▸ **Available data**
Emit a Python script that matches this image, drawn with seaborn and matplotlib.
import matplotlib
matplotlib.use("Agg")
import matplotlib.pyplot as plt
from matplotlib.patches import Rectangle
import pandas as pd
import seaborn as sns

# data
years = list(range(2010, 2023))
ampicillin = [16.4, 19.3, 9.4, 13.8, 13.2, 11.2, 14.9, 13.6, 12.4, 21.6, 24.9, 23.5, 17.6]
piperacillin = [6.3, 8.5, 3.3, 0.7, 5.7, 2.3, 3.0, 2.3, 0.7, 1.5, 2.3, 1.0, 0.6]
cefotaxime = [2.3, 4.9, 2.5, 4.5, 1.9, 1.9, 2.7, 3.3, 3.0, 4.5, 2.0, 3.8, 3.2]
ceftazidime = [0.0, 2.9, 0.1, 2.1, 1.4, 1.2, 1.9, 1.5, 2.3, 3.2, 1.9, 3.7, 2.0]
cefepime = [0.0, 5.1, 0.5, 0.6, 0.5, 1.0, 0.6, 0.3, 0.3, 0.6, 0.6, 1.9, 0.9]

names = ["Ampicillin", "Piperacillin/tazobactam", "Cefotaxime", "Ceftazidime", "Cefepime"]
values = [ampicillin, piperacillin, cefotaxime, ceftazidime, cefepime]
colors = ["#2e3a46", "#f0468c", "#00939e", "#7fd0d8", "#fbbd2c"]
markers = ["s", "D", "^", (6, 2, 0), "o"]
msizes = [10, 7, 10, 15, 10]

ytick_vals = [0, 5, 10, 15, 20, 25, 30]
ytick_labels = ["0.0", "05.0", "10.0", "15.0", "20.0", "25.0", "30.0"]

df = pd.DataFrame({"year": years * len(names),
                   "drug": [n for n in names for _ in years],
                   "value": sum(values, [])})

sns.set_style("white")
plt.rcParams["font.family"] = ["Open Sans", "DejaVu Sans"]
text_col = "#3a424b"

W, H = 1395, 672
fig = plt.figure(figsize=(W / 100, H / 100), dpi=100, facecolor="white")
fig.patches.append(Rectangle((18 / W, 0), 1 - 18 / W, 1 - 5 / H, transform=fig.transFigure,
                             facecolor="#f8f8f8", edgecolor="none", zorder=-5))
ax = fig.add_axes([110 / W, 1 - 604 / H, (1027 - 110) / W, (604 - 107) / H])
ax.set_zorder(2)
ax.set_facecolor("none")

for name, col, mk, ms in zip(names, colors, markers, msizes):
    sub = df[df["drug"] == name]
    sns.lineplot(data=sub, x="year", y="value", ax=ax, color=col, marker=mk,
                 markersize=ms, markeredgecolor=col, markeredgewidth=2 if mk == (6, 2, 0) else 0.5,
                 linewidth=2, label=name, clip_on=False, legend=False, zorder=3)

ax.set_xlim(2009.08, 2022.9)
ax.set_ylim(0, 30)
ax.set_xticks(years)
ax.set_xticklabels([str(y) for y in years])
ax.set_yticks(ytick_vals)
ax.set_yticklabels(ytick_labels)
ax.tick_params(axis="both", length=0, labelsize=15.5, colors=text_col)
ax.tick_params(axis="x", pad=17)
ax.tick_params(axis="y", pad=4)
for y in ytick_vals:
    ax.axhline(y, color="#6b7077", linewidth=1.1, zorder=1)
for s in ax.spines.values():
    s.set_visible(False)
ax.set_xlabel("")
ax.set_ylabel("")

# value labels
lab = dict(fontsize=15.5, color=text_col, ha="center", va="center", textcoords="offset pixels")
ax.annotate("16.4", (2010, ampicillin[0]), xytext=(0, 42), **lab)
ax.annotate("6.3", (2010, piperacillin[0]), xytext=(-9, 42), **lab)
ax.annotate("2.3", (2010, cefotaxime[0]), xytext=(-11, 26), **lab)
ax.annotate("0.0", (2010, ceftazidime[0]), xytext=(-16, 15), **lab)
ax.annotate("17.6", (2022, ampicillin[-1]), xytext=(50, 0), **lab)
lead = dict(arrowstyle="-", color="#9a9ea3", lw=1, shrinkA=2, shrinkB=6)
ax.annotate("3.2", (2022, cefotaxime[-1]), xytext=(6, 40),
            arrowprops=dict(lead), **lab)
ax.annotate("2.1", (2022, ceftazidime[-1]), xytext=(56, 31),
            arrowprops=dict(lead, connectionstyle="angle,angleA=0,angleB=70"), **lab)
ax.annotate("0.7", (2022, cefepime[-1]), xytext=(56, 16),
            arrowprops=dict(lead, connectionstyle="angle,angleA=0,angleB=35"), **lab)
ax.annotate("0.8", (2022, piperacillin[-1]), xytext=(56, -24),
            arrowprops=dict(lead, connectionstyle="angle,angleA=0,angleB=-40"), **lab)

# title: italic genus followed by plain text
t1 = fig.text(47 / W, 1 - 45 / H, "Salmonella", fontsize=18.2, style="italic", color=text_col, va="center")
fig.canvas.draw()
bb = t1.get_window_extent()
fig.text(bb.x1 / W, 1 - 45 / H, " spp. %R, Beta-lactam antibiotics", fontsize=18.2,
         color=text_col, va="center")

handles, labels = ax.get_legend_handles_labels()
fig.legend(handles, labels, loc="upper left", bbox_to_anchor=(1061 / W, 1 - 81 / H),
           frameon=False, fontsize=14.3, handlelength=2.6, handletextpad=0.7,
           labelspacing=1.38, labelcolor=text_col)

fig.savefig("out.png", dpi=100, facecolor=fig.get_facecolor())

▸ **Written exercise**
Your task is to repeat the data exactly, with nothing left out.

▸ **Result below**
Emit a Python script that matches this image, drawn with seaborn and matplotlib.
import matplotlib
matplotlib.use("Agg")
import matplotlib.pyplot as plt
from matplotlib.patches import Rectangle
import pandas as pd
import seaborn as sns

# data
years = list(range(2010, 2023))
ampicillin = [16.4, 19.3, 9.4, 13.8, 13.2, 11.2, 14.9, 13.6, 12.4, 21.6, 24.9, 23.5, 17.6]
piperacillin = [6.3, 8.5, 3.3, 0.7, 5.7, 2.3, 3.0, 2.3, 0.7, 1.5, 2.3, 1.0, 0.6]
cefotaxime = [2.3, 4.9, 2.5, 4.5, 1.9, 1.9, 2.7, 3.3, 3.0, 4.5, 2.0, 3.8, 3.2]
ceftazidime = [0.0, 2.9, 0.1, 2.1, 1.4, 1.2, 1.9, 1.5, 2.3, 3.2, 1.9, 3.7, 2.0]
cefepime = [0.0, 5.1, 0.5, 0.6, 0.5, 1.0, 0.6, 0.3, 0.3, 0.6, 0.6, 1.9, 0.9]

names = ["Ampicillin", "Piperacillin/tazobactam", "Cefotaxime", "Ceftazidime", "Cefepime"]
values = [ampicillin, piperacillin, cefotaxime, ceftazidime, cefepime]
colors = ["#2e3a46", "#f0468c", "#00939e", "#7fd0d8", "#fbbd2c"]
markers = ["s", "D", "^", (6, 2, 0), "o"]
msizes = [10, 7, 10, 15, 10]

ytick_vals = [0, 5, 10, 15, 20, 25, 30]
ytick_labels = ["0.0", "05.0", "10.0", "15.0", "20.0", "25.0", "30.0"]

df = pd.DataFrame({"year": years * len(names),
                   "drug": [n for n in names for _ in years],
                   "value": sum(values, [])})

sns.set_style("white")
plt.rcParams["font.family"] = ["Open Sans", "DejaVu Sans"]
text_col = "#3a424b"

W, H = 1395, 672
fig = plt.figure(figsize=(W / 100, H / 100), dpi=100, facecolor="white")
fig.patches.append(Rectangle((18 / W, 0), 1 - 18 / W, 1 - 5 / H, transform=fig.transFigure,
                             facecolor="#f8f8f8", edgecolor="none", zorder=-5))
ax = fig.add_axes([110 / W, 1 - 604 / H, (1027 - 110) / W, (604 - 107) / H])
ax.set_zorder(2)
ax.set_facecolor("none")

for name, col, mk, ms in zip(names, colors, markers, msizes):
    sub = df[df["drug"] == name]
    sns.lineplot(data=sub, x="year", y="value", ax=ax, color=col, marker=mk,
                 markersize=ms, markeredgecolor=col, markeredgewidth=2 if mk == (6, 2, 0) else 0.5,
                 linewidth=2, label=name, clip_on=False, legend=False, zorder=3)

ax.set_xlim(2009.08, 2022.9)
ax.set_ylim(0, 30)
ax.set_xticks(years)
ax.set_xticklabels([str(y) for y in years])
ax.set_yticks(ytick_vals)
ax.set_yticklabels(ytick_labels)
ax.tick_params(axis="both", length=0, labelsize=15.5, colors=text_col)
ax.tick_params(axis="x", pad=17)
ax.tick_params(axis="y", pad=4)
for y in ytick_vals:
    ax.axhline(y, color="#6b7077", linewidth=1.1, zorder=1)
for s in ax.spines.values():
    s.set_visible(False)
ax.set_xlabel("")
ax.set_ylabel("")

# value labels
lab = dict(fontsize=15.5, color=text_col, ha="center", va="center", textcoords="offset pixels")
ax.annotate("16.4", (2010, ampicillin[0]), xytext=(0, 42), **lab)
ax.annotate("6.3", (2010, piperacillin[0]), xytext=(-9, 42), **lab)
ax.annotate("2.3", (2010, cefotaxime[0]), xytext=(-11, 26), **lab)
ax.annotate("0.0", (2010, ceftazidime[0]), xytext=(-16, 15), **lab)
ax.annotate("17.6", (2022, ampicillin[-1]), xytext=(50, 0), **lab)
lead = dict(arrowstyle="-", color="#9a9ea3", lw=1, shrinkA=2, shrinkB=6)
ax.annotate("3.2", (2022, cefotaxime[-1]), xytext=(6, 40),
            arrowprops=dict(lead), **lab)
ax.annotate("2.1", (2022, ceftazidime[-1]), xytext=(56, 31),
            arrowprops=dict(lead, connectionstyle="angle,angleA=0,angleB=70"), **lab)
ax.annotate("0.7", (2022, cefepime[-1]), xytext=(56, 16),
            arrowprops=dict(lead, connectionstyle="angle,angleA=0,angleB=35"), **lab)
ax.annotate("0.8", (2022, piperacillin[-1]), xytext=(56, -24),
            arrowprops=dict(lead, connectionstyle="angle,angleA=0,angleB=-40"), **lab)

# title: italic genus followed by plain text
t1 = fig.text(47 / W, 1 - 45 / H, "Salmonella", fontsize=18.2, style="italic", color=text_col, va="center")
fig.canvas.draw()
bb = t1.get_window_extent()
fig.text(bb.x1 / W, 1 - 45 / H, " spp. %R, Beta-lactam antibiotics", fontsize=18.2,
         color=text_col, va="center")

handles, labels = ax.get_legend_handles_labels()
fig.legend(handles, labels, loc="upper left", bbox_to_anchor=(1061 / W, 1 - 81 / H),
           frameon=False, fontsize=14.3, handlelength=2.6, handletextpad=0.7,
           labelspacing=1.38, labelcolor=text_col)

fig.savefig("out.png", dpi=100, facecolor=fig.get_facecolor())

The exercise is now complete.